--- Start DATA SECTION ---

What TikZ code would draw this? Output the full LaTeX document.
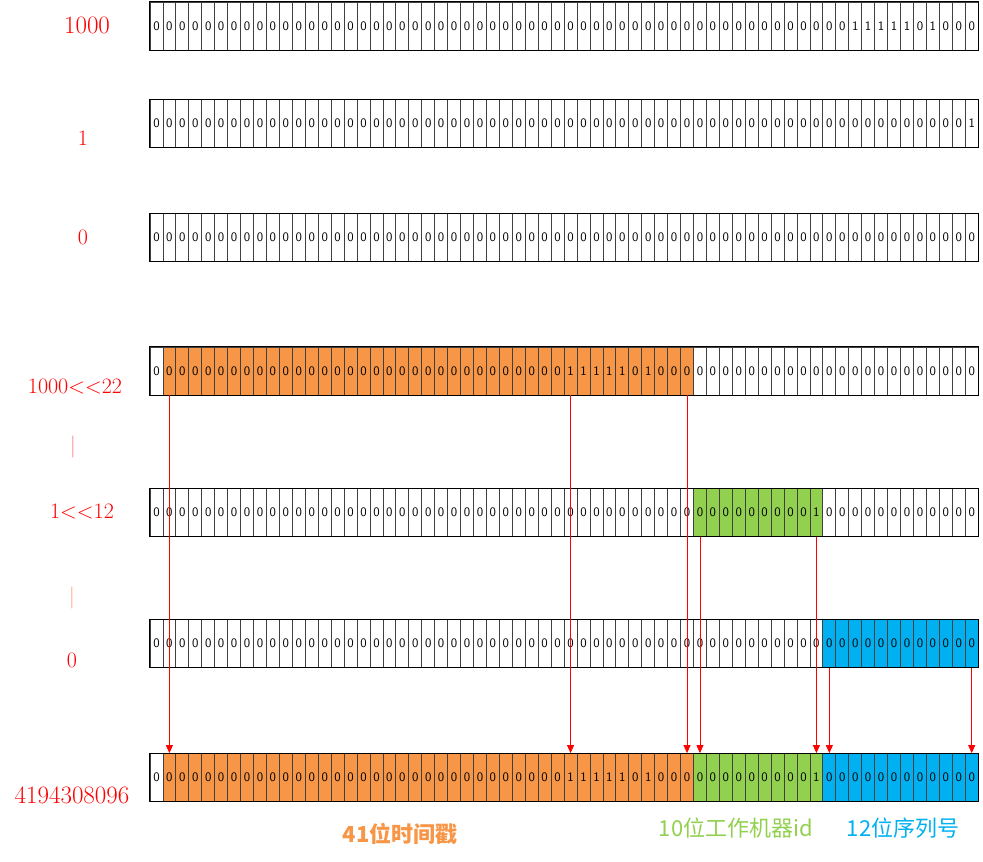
\documentclass[tikz,border=0pt]{standalone}
\usepackage{fontspec}
\newfontfamily\cjk{Noto Sans CJK SC}
\usetikzlibrary{arrows.meta}
\definecolor{tsorange}{HTML}{F79646}
\definecolor{wkgreen}{HTML}{92D050}
\definecolor{sqblue}{HTML}{00B0F0}
\definecolor{barpink}{HTML}{FF7F8A}
\definecolor{barorange}{HTML}{FFA07A}
\def\cellw{12.94}
% one row of 64 bit cells: name, centre y, indices of ones, fills of the three fields
\newcommand{\bitrow}[6]{%
  \foreach \i in {0,...,63} {%
    \gdef\bit{0}%
    \foreach \k in {#3} {\ifnum\k=\i\relax \gdef\bit{1}\fi}%
    \ifnum\i=0 \def\cfill{white}\else
      \ifnum\i<42 \def\cfill{#4}\else
        \ifnum\i<52 \def\cfill{#5}\else \def\cfill{#6}\fi\fi\fi
    \node[cell, fill=\cfill] (#1-\i) at ({150+\cellw*(\i+0.5)}, #2) {\bit};
  }%
  \draw[rowframe] (#1-0.north west) rectangle (#1-63.south east);
}

\begin{document}
\begin{tikzpicture}[x=1pt, y=-1pt,
    cell/.style={draw=black!75, line width=0.8pt, minimum width=12.94pt, minimum height=48pt, inner sep=0pt, font=\fontsize{13}{15}\sffamily},
    rowframe/.style={draw=black, line width=1pt},
    numlabel/.style={text=red, inner sep=0pt, font=\fontsize{22}{26}\selectfont},
    biglabel/.style={numlabel, font=\fontsize{25}{29}\selectfont},
    fieldlabel/.style={inner sep=0pt, font=\fontsize{22}{26}\selectfont\cjk},
    bitarrow/.style={draw=red, line width=0.8pt, -{Triangle[length=8pt,width=7pt]}}]
			%%%%% START %%%%%
			\useasboundingbox (0,0) rectangle (983,862);
			
			\bitrow{r1}{26}{54,55,56,57,58,60}{white}{white}{white}
			\bitrow{r2}{123.5}{63}{white}{white}{white}
			\bitrow{r3}{237.5}{-1}{white}{white}{white}
			\bitrow{r4}{371}{32,33,34,35,36,38}{tsorange}{white}{white}
			\bitrow{r5}{512.5}{51}{white}{wkgreen}{white}
			\bitrow{r6}{643.5}{-1}{white}{white}{sqblue}
			\bitrow{r7}{777.5}{32,33,34,35,36,38,51}{tsorange}{wkgreen}{sqblue}
			
			\node[biglabel] (lbl1000) at (87, 25) {1000};
			\node[numlabel] (lblone) at (83, 138) {1};
			\node[numlabel] (lblzero) at (83, 237) {0};
			\node[numlabel] (lblshift22) at (75, 387) {1000<\kern0pt<22};
			\node[numlabel, text=barpink] (lblor1) at (73, 447) {|};
			\node[numlabel] (lblshift12) at (82, 512) {1<\kern0pt<12};
			\node[numlabel, text=barorange] (lblor2) at (72, 598) {|};
			\node[numlabel] (lblzerob) at (72, 660) {0};
			\node[biglabel] (lblsum) at (72, 795) {4194308096};
			
			\draw[bitarrow] (r4-1.south) -- (r7-1.north);
			\draw[bitarrow] (r4-32.south) -- (r7-32.north);
			\draw[bitarrow] (r4-41.south) -- (r7-41.north);
			\draw[bitarrow] (r5-42.south) -- (r7-42.north);
			\draw[bitarrow] (r5-51.south) -- (r7-51.north);
			\draw[bitarrow] (r6-52.south) -- (r7-52.north);
			\draw[bitarrow] (r6-63.south) -- (r7-63.north);
			
			\node[fieldlabel, text=tsorange, font={\fontsize{22}{26}\selectfont\cjk\bfseries}] (tslbl) at (400, 834) {41位时间戳};
			\node[fieldlabel, text=wkgreen] (wklbl) at (736, 828) {10位工作机器id};
			\node[fieldlabel, text=sqblue] (sqlbl) at (903, 828) {12位序列号};
			%%%%% END %%%%%
\end{tikzpicture}
\end{document}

--- End DATA SECTION ---

Each line of the material must be retyped exactly, except that images are omitted.

▶ RESULT OF THIS TASK:
What TikZ code would draw this? Output the full LaTeX document.
\documentclass[tikz,border=0pt]{standalone}
\usepackage{fontspec}
\newfontfamily\cjk{Noto Sans CJK SC}
\usetikzlibrary{arrows.meta}
\definecolor{tsorange}{HTML}{F79646}
\definecolor{wkgreen}{HTML}{92D050}
\definecolor{sqblue}{HTML}{00B0F0}
\definecolor{barpink}{HTML}{FF7F8A}
\definecolor{barorange}{HTML}{FFA07A}
\def\cellw{12.94}
% one row of 64 bit cells: name, centre y, indices of ones, fills of the three fields
\newcommand{\bitrow}[6]{%
  \foreach \i in {0,...,63} {%
    \gdef\bit{0}%
    \foreach \k in {#3} {\ifnum\k=\i\relax \gdef\bit{1}\fi}%
    \ifnum\i=0 \def\cfill{white}\else
      \ifnum\i<42 \def\cfill{#4}\else
        \ifnum\i<52 \def\cfill{#5}\else \def\cfill{#6}\fi\fi\fi
    \node[cell, fill=\cfill] (#1-\i) at ({150+\cellw*(\i+0.5)}, #2) {\bit};
  }%
  \draw[rowframe] (#1-0.north west) rectangle (#1-63.south east);
}

\begin{document}
\begin{tikzpicture}[x=1pt, y=-1pt,
    cell/.style={draw=black!75, line width=0.8pt, minimum width=12.94pt, minimum height=48pt, inner sep=0pt, font=\fontsize{13}{15}\sffamily},
    rowframe/.style={draw=black, line width=1pt},
    numlabel/.style={text=red, inner sep=0pt, font=\fontsize{22}{26}\selectfont},
    biglabel/.style={numlabel, font=\fontsize{25}{29}\selectfont},
    fieldlabel/.style={inner sep=0pt, font=\fontsize{22}{26}\selectfont\cjk},
    bitarrow/.style={draw=red, line width=0.8pt, -{Triangle[length=8pt,width=7pt]}}]
			%%%%% START %%%%%
			\useasboundingbox (0,0) rectangle (983,862);
			
			\bitrow{r1}{26}{54,55,56,57,58,60}{white}{white}{white}
			\bitrow{r2}{123.5}{63}{white}{white}{white}
			\bitrow{r3}{237.5}{-1}{white}{white}{white}
			\bitrow{r4}{371}{32,33,34,35,36,38}{tsorange}{white}{white}
			\bitrow{r5}{512.5}{51}{white}{wkgreen}{white}
			\bitrow{r6}{643.5}{-1}{white}{white}{sqblue}
			\bitrow{r7}{777.5}{32,33,34,35,36,38,51}{tsorange}{wkgreen}{sqblue}
			
			\node[biglabel] (lbl1000) at (87, 25) {1000};
			\node[numlabel] (lblone) at (83, 138) {1};
			\node[numlabel] (lblzero) at (83, 237) {0};
			\node[numlabel] (lblshift22) at (75, 387) {1000<\kern0pt<22};
			\node[numlabel, text=barpink] (lblor1) at (73, 447) {|};
			\node[numlabel] (lblshift12) at (82, 512) {1<\kern0pt<12};
			\node[numlabel, text=barorange] (lblor2) at (72, 598) {|};
			\node[numlabel] (lblzerob) at (72, 660) {0};
			\node[biglabel] (lblsum) at (72, 795) {4194308096};
			
			\draw[bitarrow] (r4-1.south) -- (r7-1.north);
			\draw[bitarrow] (r4-32.south) -- (r7-32.north);
			\draw[bitarrow] (r4-41.south) -- (r7-41.north);
			\draw[bitarrow] (r5-42.south) -- (r7-42.north);
			\draw[bitarrow] (r5-51.south) -- (r7-51.north);
			\draw[bitarrow] (r6-52.south) -- (r7-52.north);
			\draw[bitarrow] (r6-63.south) -- (r7-63.north);
			
			\node[fieldlabel, text=tsorange, font={\fontsize{22}{26}\selectfont\cjk\bfseries}] (tslbl) at (400, 834) {41位时间戳};
			\node[fieldlabel, text=wkgreen] (wklbl) at (736, 828) {10位工作机器id};
			\node[fieldlabel, text=sqblue] (sqlbl) at (903, 828) {12位序列号};
			%%%%% END %%%%%
\end{tikzpicture}
\end{document}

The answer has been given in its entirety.